STATED PROBLEM: Under this line sits a listing. Repeat exactly and only its lines from the one holding "Write the Apache ECharts code for this chart." through the one holding "const yTicks = [1,2,3,4,5,6];"; skip pictures.

PROVIDED RECORDS:
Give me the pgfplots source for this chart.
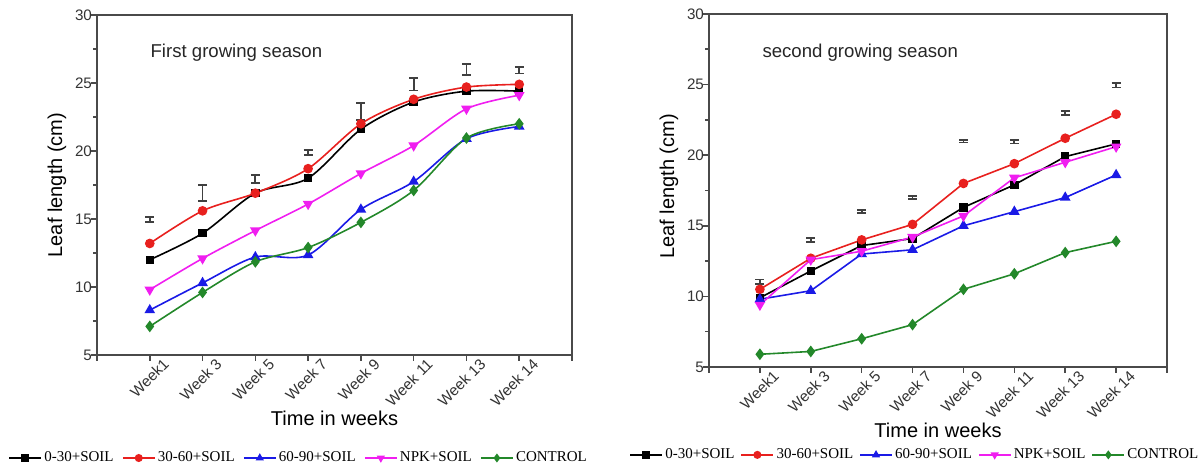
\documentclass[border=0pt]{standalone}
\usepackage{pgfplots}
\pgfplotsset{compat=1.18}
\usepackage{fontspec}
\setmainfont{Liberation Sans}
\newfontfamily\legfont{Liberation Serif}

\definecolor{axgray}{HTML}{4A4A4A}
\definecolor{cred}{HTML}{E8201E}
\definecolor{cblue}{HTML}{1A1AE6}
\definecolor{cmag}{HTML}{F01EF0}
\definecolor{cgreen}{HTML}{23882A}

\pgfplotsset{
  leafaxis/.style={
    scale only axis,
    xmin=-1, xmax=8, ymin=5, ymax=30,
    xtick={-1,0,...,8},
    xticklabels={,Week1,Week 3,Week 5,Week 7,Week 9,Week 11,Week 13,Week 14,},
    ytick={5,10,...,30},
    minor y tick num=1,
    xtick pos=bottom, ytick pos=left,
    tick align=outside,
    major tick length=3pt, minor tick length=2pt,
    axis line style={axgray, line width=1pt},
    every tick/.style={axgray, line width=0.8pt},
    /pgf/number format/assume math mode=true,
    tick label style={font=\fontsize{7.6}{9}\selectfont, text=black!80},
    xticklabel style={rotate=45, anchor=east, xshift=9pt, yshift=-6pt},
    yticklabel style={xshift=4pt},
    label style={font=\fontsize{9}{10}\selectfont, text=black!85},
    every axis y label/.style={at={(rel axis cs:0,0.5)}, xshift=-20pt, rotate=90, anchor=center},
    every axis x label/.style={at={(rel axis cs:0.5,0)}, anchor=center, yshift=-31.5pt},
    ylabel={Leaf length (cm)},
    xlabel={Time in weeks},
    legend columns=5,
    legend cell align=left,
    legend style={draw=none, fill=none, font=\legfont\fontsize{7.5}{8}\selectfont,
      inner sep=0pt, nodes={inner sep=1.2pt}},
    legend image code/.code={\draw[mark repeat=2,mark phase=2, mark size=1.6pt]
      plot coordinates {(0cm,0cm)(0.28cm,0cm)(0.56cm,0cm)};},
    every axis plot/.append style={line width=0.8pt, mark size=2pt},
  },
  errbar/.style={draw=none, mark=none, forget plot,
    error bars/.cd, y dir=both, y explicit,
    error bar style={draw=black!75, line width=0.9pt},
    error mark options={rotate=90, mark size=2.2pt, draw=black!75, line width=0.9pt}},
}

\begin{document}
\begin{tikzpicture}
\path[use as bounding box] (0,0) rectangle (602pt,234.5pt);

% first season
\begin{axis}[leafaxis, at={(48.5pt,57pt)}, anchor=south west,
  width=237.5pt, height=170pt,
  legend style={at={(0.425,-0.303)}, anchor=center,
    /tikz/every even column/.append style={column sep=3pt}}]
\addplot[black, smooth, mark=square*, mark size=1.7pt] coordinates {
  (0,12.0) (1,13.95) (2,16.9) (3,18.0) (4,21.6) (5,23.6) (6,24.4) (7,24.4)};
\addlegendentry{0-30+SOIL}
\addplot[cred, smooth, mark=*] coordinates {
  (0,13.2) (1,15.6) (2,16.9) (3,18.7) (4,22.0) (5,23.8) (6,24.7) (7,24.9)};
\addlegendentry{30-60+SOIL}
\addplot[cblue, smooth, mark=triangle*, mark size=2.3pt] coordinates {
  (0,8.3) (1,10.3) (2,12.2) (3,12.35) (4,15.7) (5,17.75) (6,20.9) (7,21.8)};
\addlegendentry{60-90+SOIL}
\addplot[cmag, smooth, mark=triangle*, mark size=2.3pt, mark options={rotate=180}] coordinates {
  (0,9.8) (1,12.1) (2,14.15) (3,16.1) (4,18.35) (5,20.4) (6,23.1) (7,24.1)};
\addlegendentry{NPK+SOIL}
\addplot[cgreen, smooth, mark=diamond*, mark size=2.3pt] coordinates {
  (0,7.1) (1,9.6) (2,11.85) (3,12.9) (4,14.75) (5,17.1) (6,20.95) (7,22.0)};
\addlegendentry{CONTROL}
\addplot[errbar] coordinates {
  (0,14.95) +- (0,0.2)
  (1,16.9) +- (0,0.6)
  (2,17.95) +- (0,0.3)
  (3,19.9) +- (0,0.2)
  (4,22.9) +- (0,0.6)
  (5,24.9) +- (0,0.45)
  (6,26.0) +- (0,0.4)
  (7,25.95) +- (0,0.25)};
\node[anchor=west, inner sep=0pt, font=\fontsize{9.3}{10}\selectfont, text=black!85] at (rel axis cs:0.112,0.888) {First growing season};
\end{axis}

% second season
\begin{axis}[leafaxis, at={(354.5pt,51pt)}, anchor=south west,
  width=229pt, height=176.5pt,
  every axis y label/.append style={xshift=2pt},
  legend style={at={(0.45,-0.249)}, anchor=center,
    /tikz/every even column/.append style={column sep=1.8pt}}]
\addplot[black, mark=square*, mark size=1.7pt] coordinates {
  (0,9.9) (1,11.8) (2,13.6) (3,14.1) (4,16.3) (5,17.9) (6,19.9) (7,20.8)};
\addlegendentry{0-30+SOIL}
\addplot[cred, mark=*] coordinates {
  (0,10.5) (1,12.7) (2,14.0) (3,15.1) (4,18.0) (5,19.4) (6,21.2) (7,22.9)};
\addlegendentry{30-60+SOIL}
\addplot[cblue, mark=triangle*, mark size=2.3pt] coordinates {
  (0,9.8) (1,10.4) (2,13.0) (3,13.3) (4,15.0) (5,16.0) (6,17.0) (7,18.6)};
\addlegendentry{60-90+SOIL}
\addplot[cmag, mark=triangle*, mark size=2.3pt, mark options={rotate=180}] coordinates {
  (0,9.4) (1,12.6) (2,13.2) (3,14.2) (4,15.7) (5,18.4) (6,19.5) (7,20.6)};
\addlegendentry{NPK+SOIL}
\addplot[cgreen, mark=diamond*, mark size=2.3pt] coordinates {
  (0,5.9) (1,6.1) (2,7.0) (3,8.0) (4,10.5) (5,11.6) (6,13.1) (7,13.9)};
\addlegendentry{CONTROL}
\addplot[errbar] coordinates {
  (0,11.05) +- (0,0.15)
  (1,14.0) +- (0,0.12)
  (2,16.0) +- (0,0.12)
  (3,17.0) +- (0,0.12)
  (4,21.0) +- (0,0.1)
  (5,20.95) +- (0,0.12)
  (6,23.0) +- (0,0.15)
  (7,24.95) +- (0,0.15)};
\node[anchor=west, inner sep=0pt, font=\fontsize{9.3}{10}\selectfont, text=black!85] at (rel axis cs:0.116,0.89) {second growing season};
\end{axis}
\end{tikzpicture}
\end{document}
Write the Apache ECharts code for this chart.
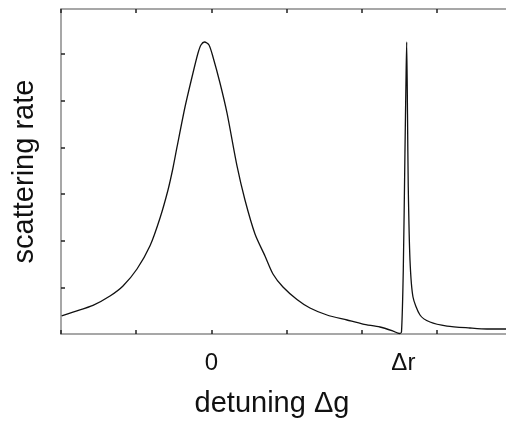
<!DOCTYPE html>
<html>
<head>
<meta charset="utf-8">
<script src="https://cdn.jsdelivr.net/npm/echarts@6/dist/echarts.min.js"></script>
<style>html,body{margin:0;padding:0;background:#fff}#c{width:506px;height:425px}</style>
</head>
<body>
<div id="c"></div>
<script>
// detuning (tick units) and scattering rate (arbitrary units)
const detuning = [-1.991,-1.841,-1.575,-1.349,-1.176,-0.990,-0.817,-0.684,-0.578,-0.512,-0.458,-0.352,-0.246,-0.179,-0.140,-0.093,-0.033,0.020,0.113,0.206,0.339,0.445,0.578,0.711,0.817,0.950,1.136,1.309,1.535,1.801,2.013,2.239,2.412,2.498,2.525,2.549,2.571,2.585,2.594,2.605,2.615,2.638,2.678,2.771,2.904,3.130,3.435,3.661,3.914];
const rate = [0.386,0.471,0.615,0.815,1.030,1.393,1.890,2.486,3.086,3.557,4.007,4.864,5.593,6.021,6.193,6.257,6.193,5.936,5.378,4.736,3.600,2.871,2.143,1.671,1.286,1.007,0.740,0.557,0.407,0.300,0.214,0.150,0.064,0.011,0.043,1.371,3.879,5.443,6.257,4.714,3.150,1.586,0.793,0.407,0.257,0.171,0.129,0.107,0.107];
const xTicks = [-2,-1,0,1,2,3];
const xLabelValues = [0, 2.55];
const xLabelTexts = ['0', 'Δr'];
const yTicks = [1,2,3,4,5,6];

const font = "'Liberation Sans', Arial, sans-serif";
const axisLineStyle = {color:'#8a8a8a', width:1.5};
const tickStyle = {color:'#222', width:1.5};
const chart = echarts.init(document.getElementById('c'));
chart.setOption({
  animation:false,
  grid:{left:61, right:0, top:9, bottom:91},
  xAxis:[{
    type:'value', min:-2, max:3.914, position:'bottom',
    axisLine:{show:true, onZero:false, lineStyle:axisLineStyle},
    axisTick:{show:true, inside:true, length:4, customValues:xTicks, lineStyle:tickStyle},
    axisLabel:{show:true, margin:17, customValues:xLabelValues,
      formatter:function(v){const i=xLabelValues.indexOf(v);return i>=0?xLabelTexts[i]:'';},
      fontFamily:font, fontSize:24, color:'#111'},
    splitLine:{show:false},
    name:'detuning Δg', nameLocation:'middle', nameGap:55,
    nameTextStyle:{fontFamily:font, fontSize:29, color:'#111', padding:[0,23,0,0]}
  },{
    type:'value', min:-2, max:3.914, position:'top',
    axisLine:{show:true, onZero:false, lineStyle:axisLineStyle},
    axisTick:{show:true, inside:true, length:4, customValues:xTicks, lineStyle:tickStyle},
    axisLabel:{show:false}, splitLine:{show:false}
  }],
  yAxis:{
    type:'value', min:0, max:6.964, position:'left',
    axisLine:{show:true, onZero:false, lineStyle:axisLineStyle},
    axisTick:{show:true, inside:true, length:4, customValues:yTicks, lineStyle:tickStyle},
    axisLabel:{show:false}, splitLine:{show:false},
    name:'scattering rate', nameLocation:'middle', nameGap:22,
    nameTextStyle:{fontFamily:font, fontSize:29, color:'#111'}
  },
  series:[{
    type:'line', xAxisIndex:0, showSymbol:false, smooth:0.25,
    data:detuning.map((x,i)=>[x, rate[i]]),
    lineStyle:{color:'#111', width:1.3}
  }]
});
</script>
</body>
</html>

SOLUTION:
Write the Apache ECharts code for this chart.
<!DOCTYPE html>
<html>
<head>
<meta charset="utf-8">
<script src="https://cdn.jsdelivr.net/npm/echarts@6/dist/echarts.min.js"></script>
<style>html,body{margin:0;padding:0;background:#fff}#c{width:506px;height:425px}</style>
</head>
<body>
<div id="c"></div>
<script>
// detuning (tick units) and scattering rate (arbitrary units)
const detuning = [-1.991,-1.841,-1.575,-1.349,-1.176,-0.990,-0.817,-0.684,-0.578,-0.512,-0.458,-0.352,-0.246,-0.179,-0.140,-0.093,-0.033,0.020,0.113,0.206,0.339,0.445,0.578,0.711,0.817,0.950,1.136,1.309,1.535,1.801,2.013,2.239,2.412,2.498,2.525,2.549,2.571,2.585,2.594,2.605,2.615,2.638,2.678,2.771,2.904,3.130,3.435,3.661,3.914];
const rate = [0.386,0.471,0.615,0.815,1.030,1.393,1.890,2.486,3.086,3.557,4.007,4.864,5.593,6.021,6.193,6.257,6.193,5.936,5.378,4.736,3.600,2.871,2.143,1.671,1.286,1.007,0.740,0.557,0.407,0.300,0.214,0.150,0.064,0.011,0.043,1.371,3.879,5.443,6.257,4.714,3.150,1.586,0.793,0.407,0.257,0.171,0.129,0.107,0.107];
const xTicks = [-2,-1,0,1,2,3];
const xLabelValues = [0, 2.55];
const xLabelTexts = ['0', 'Δr'];
const yTicks = [1,2,3,4,5,6];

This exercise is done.